Além da hipoglicemia, Ricardo já está desidratado. O álcool inibe a liberação do hormônio antidiurético, que promove a reabsorção de água pelos rins. Sendo assim, há maior perda de água pela urina, o que dá a famosa “ressaca”. Se a bebida for associada ao consumo de cafeína encontrada em “energéticos” (ler matéria sobre suplementos), a perda de água é ainda maior. O macete de observar o grau de hidratação pela cor da urina (quanto mais amarela, maior chance de desidratação) não é válido quando se ingere diurético (ex. álcool).    



A ingestão de bebidas “fracas” também causa desidratação, principalmente quando ingeridas em grande quantidade, como a cerveja. Apesar de ter muita água em relação à quantidade de álcool, a presença do álcool faz com que a perda de líquido seja maior do que a ingerida. Neste sentido, aproveitamos para fazer um alerta do perigo de se beber muita cerveja sem alimentos (incluindo água) após um “joguinho” de futebol.    


Continuando... Enquanto Ricardo é medicado, seus amigos que não ficaram tão mal e o levaram para o hospital insistem em dirigir de volta para casa e são parados pela blits. O policial atesta o consumo alcoólico. No teste do bafômetro, é detectado o álcool que é eliminado pelos pulmões. Cerca de 10% do álcool ingerido é eliminado pelos pulmões, rins e pele. Problema para os amigos!



O fato de Ricardo ter sido vítima de intoxicação pelo álcool não significa que o rapaz seja alcoolista. O alcoolista é aquele que ingere álcool cronicamente a ponto de alterar seu comportamento social e lhe causar prejuízo financeiro e síndrome de abstinência, tratando-se de uma enfermidade progressiva, que leva em média de 5 a 10 anos para se instalar. Nestes casos, a ingestão crônica de álcool pode levar à necrose hepática em função das lesões teciduais causadas pelo acúmulo de acetaldeído nas células (a inflamação irreversível do fígado é denominada cirrose hepática).


O álcool também inibe a quebra de gordura no fígado, ao mesmo tempo em que estimula a sua síntese. O ato de ingerir álcool em grandes quantidades e com muita frequência ocasiona acúmulo de gordura hepática (esteatose), o que também reduz a eficiência do órgão. Os alcoolistas também tendem à deficiência nutricional em função da substituição de refeições por álcool, pelo fato do etanol prejudicar a absorção de vitaminas (principalmente do complexo B) e elevar a excreção de minerais (ex. cálcio, zinco, magnésio). Assim, o funcionamento cognitivo e a síntese de massa muscular e mineralização óssea podem ficar comprometidos.    

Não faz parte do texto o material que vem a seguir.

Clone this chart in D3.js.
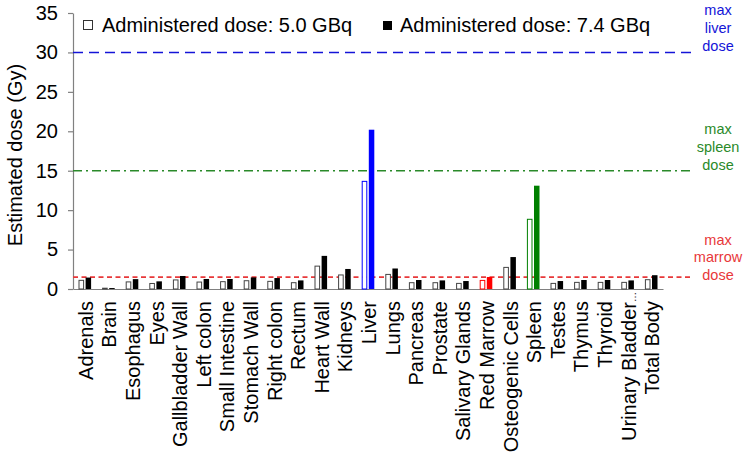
<!DOCTYPE html>
<html>
<head>
<meta charset="utf-8">
<script src="https://cdn.jsdelivr.net/npm/d3@7"></script>
<style>
  html, body { margin: 0; padding: 0; background: #fff; }
  text { font-family: "Liberation Sans", Arial, sans-serif; }
</style>
</head>
<body>
<svg id="chart" width="749" height="455"></svg>
<script>
const categories = ["Adrenals","Brain","Esophagus","Eyes","Gallbladder Wall","Left colon","Small Intestine","Stomach Wall","Right colon","Rectum","Heart Wall","Kidneys","Liver","Lungs","Pancreas","Prostate","Salivary Glands","Red Marrow","Osteogenic Cells","Spleen","Testes","Thymus","Thyroid","Urinary Bladder…","Total Body"];
const dose50 = [1.1,0.1,0.9,0.7,1.15,0.88,0.93,1.05,0.97,0.8,2.9,1.78,13.65,1.85,0.8,0.8,0.71,1.09,2.74,8.84,0.71,0.84,0.84,0.84,1.18];
const dose74 = [1.45,0.12,1.25,0.97,1.65,1.27,1.27,1.47,1.39,1.09,4.2,2.54,20.2,2.6,1.14,1.09,1.01,1.52,4.05,13.1,1.01,1.14,1.14,1.09,1.75];
const legendLabels = ["Administered dose: 5.0 GBq","Administered dose: 7.4 GBq"];
const yTicks = [0,5,10,15,20,25,30,35];
const limitNames = [["max","liver","dose"],["max","spleen","dose"],["max","marrow","dose"]];
const limitValues = [30, 15, 1.5];
const limitColors = ["#1414d8","#2a8a2a","#e8383a"];
const limitDash = ["10,6","9,4,2,4","5,3.5"];
const highlight = {"Liver":"#0000ff","Spleen":"#008000","Red Marrow":"#ff0000"};

(function () {
const svg = d3.select("#chart");
const mLeft = 73, mRight = 663, mTop = 13, mBottom = 289;

const x = d3.scaleBand().domain(categories).range([mLeft, mRight]).padding(0);
const y = d3.scaleLinear().domain([0, 35]).range([mBottom, mTop]);

const colorOf = c => highlight[c] || "#000";

// y axis
const yAxis = svg.append("g").attr("transform", `translate(${mLeft},0)`)
  .call(d3.axisLeft(y).tickValues(yTicks).tickSize(5).tickPadding(10).tickSizeOuter(0));
yAxis.select(".domain").attr("stroke", "#808080").attr("stroke-width", 1.2);
yAxis.selectAll(".tick line").attr("stroke", "#808080").attr("stroke-width", 1.2);
yAxis.selectAll(".tick text").attr("font-size", 20).attr("fill", "#000")
  .style("font-family", "'Liberation Sans', Arial, sans-serif");

// x axis
const xAxis = svg.append("g").attr("transform", `translate(0,${mBottom})`)
  .call(d3.axisBottom(x).tickSize(0).tickSizeOuter(0).tickFormat(""));
xAxis.select(".domain").attr("stroke", "#808080").attr("stroke-width", 1.2);

const labels = svg.append("g").selectAll("text").data(categories).join("text")
  .attr("transform", d => {
    const ell = d.endsWith("…");
    return `translate(${x(d) + x.bandwidth()/2 + 1},${mBottom + (ell ? 3 : 12)}) rotate(-90)`;
  })
  .attr("text-anchor", "end").attr("dy", "0.35em")
  .attr("font-size", 20).attr("fill", "#000");
labels.each(function (d) {
  const t = d3.select(this);
  if (d.endsWith("…")) {
    t.append("tspan").text(d.slice(0, -1));
    t.append("tspan").attr("font-size", 10).text("…");
  } else {
    t.text(d);
  }
});

// y title
svg.append("text")
  .attr("transform", `translate(15,${(mTop + mBottom)/2 + 4}) rotate(-90)`)
  .attr("text-anchor", "middle").attr("dy", "0.35em")
  .attr("font-size", 20).attr("fill", "#000")
  .text("Estimated dose (Gy)");

// reference lines
const labelShift = [-1, 0, 4];
limitValues.forEach((v, i) => {
  svg.append("line")
    .attr("x1", mLeft).attr("x2", 693)
    .attr("y1", y(v)).attr("y2", y(v))
    .attr("stroke", limitColors[i]).attr("stroke-width", 1.6)
    .attr("stroke-dasharray", limitDash[i]);
  const t = svg.append("text").attr("text-anchor", "middle")
    .attr("font-size", 14.5).attr("fill", limitColors[i]);
  limitNames[i].forEach((w, j) => {
    t.append("tspan").attr("x", 718)
      .attr("y", y(v) - 6 + labelShift[i] + (j - 2) * 17.8).attr("dy", "0.35em").text(w);
  });
});

// bars
const bars = svg.append("g");
bars.selectAll("rect.open").data(categories).join("rect")
  .attr("class", "open")
  .attr("x", d => x(d) + x.bandwidth()/2 - 5.8)
  .attr("width", 4.6)
  .attr("y", (d, i) => y(dose50[i]))
  .attr("height", (d, i) => mBottom - y(dose50[i]))
  .attr("fill", "#fff")
  .attr("stroke", d => highlight[d] ? colorOf(d) : "#444")
  .attr("stroke-width", 1);
bars.selectAll("rect.fill").data(categories).join("rect")
  .attr("class", "fill")
  .attr("x", d => x(d) + x.bandwidth()/2 + 0.8)
  .attr("width", 5.5)
  .attr("y", (d, i) => y(dose74[i]))
  .attr("height", (d, i) => mBottom - y(dose74[i]))
  .attr("fill", d => colorOf(d));

// legend
svg.append("rect").attr("x", 83.5).attr("y", 20.5).attr("width", 9).attr("height", 9)
  .attr("fill", "#fff").attr("stroke", "#333").attr("stroke-width", 1);
svg.append("text").attr("x", 102).attr("y", 32).attr("font-size", 20).attr("fill", "#000").text(legendLabels[0]);
svg.append("rect").attr("x", 383).attr("y", 21).attr("width", 9).attr("height", 9)
  .attr("fill", "#000");
svg.append("text").attr("x", 400).attr("y", 32).attr("font-size", 20).attr("fill", "#000").text(legendLabels[1]);
})();
</script>
</body>
</html>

O excesso de gordura no fígado, porém, difere do acúmulo de gordura abdominal. Não existe estudo que comprove que a ingestão de álcool por si só seja responsável pelo aumento da circunferência abdominal ou a famosa “barriga de chope”. A causa da adiposidade é multifatorial e gerada quando a obtenção de energia por meio dos alimentos é superior à energia gasta pelo corpo diariamente. Neste caso, para determinar o total de energia obtida pelos alimentos, a ingestão de álcool deve ser computada, uma vez que 1 g de etanol gera ao corpo 7 Kcal (100 ml de vodca, por exemplo, fornece 322 Kcal).


Diante destes malefícios, vem a pergunta: beber álcool em doses não abusivas pode promover benefícios à saúde?


Há uma linha tênue que separa os benefícios e malefícios causados pelo consumo de álcool. Segundo a American Dietetic Association, o consumo moderado reduz o risco de doenças cardiovasculares pela redução do nível de LDL-colesterol no sangue (popularmente conhecido como mau colesterol) e outros fatores ainda não muito bem esclarecidos. Mas atenção: ingestão moderada significa que não se deve ultrapassar 15 g ao dia de etanol (equivale, aproximadamente, a uma latinha de cerveja ou uma taça com 150 ml de vinho).